• _TASK INSTRUCTIONS_: Write every record out again exactly as given.
━━ RECORD EXCERPTS ━━
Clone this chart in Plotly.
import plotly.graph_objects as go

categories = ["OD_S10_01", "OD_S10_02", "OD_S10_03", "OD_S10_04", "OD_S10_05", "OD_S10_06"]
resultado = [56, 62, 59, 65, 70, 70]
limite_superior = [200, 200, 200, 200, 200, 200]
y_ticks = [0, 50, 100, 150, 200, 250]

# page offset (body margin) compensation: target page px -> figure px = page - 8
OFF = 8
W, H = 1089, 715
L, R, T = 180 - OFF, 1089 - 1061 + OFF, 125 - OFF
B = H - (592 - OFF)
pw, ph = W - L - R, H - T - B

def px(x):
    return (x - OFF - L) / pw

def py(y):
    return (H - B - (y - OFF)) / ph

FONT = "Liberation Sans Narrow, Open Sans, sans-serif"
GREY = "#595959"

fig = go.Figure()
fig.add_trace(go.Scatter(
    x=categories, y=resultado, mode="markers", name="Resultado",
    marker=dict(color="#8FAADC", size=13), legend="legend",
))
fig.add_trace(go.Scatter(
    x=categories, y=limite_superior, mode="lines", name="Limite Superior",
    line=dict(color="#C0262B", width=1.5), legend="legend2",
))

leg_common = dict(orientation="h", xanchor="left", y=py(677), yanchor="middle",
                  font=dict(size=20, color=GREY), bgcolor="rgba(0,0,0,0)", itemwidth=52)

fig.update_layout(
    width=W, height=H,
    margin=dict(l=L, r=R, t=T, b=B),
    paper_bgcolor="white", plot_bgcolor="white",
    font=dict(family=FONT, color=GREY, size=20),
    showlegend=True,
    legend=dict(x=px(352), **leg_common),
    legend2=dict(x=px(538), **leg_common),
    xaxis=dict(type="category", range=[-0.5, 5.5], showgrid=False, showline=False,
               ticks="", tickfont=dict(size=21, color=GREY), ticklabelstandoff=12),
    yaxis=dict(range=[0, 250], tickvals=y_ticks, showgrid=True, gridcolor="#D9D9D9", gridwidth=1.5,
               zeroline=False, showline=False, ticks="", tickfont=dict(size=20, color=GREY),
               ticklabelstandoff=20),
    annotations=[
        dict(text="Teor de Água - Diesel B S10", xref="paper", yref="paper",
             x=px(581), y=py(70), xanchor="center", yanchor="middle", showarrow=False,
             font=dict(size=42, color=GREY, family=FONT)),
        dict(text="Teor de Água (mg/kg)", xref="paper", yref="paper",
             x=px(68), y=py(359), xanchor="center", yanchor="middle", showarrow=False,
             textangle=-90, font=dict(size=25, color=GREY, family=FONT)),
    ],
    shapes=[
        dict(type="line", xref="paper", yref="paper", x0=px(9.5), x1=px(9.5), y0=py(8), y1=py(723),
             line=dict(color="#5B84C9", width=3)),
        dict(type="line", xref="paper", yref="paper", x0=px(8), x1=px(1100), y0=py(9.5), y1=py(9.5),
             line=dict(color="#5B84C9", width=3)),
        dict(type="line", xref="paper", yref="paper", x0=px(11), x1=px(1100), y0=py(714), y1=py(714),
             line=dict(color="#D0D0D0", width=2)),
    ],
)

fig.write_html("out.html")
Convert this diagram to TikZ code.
━━━
• _SOLUTION_:
Clone this chart in Plotly.
import plotly.graph_objects as go

categories = ["OD_S10_01", "OD_S10_02", "OD_S10_03", "OD_S10_04", "OD_S10_05", "OD_S10_06"]
resultado = [56, 62, 59, 65, 70, 70]
limite_superior = [200, 200, 200, 200, 200, 200]
y_ticks = [0, 50, 100, 150, 200, 250]

# page offset (body margin) compensation: target page px -> figure px = page - 8
OFF = 8
W, H = 1089, 715
L, R, T = 180 - OFF, 1089 - 1061 + OFF, 125 - OFF
B = H - (592 - OFF)
pw, ph = W - L - R, H - T - B

def px(x):
    return (x - OFF - L) / pw

def py(y):
    return (H - B - (y - OFF)) / ph

FONT = "Liberation Sans Narrow, Open Sans, sans-serif"
GREY = "#595959"

fig = go.Figure()
fig.add_trace(go.Scatter(
    x=categories, y=resultado, mode="markers", name="Resultado",
    marker=dict(color="#8FAADC", size=13), legend="legend",
))
fig.add_trace(go.Scatter(
    x=categories, y=limite_superior, mode="lines", name="Limite Superior",
    line=dict(color="#C0262B", width=1.5), legend="legend2",
))

leg_common = dict(orientation="h", xanchor="left", y=py(677), yanchor="middle",
                  font=dict(size=20, color=GREY), bgcolor="rgba(0,0,0,0)", itemwidth=52)

fig.update_layout(
    width=W, height=H,
    margin=dict(l=L, r=R, t=T, b=B),
    paper_bgcolor="white", plot_bgcolor="white",
    font=dict(family=FONT, color=GREY, size=20),
    showlegend=True,
    legend=dict(x=px(352), **leg_common),
    legend2=dict(x=px(538), **leg_common),
    xaxis=dict(type="category", range=[-0.5, 5.5], showgrid=False, showline=False,
               ticks="", tickfont=dict(size=21, color=GREY), ticklabelstandoff=12),
    yaxis=dict(range=[0, 250], tickvals=y_ticks, showgrid=True, gridcolor="#D9D9D9", gridwidth=1.5,
               zeroline=False, showline=False, ticks="", tickfont=dict(size=20, color=GREY),
               ticklabelstandoff=20),
    annotations=[
        dict(text="Teor de Água - Diesel B S10", xref="paper", yref="paper",
             x=px(581), y=py(70), xanchor="center", yanchor="middle", showarrow=False,
             font=dict(size=42, color=GREY, family=FONT)),
        dict(text="Teor de Água (mg/kg)", xref="paper", yref="paper",
             x=px(68), y=py(359), xanchor="center", yanchor="middle", showarrow=False,
             textangle=-90, font=dict(size=25, color=GREY, family=FONT)),
    ],
    shapes=[
        dict(type="line", xref="paper", yref="paper", x0=px(9.5), x1=px(9.5), y0=py(8), y1=py(723),
             line=dict(color="#5B84C9", width=3)),
        dict(type="line", xref="paper", yref="paper", x0=px(8), x1=px(1100), y0=py(9.5), y1=py(9.5),
             line=dict(color="#5B84C9", width=3)),
        dict(type="line", xref="paper", yref="paper", x0=px(11), x1=px(1100), y0=py(714), y1=py(714),
             line=dict(color="#D0D0D0", width=2)),
    ],
)

fig.write_html("out.html")
Convert this diagram to TikZ code.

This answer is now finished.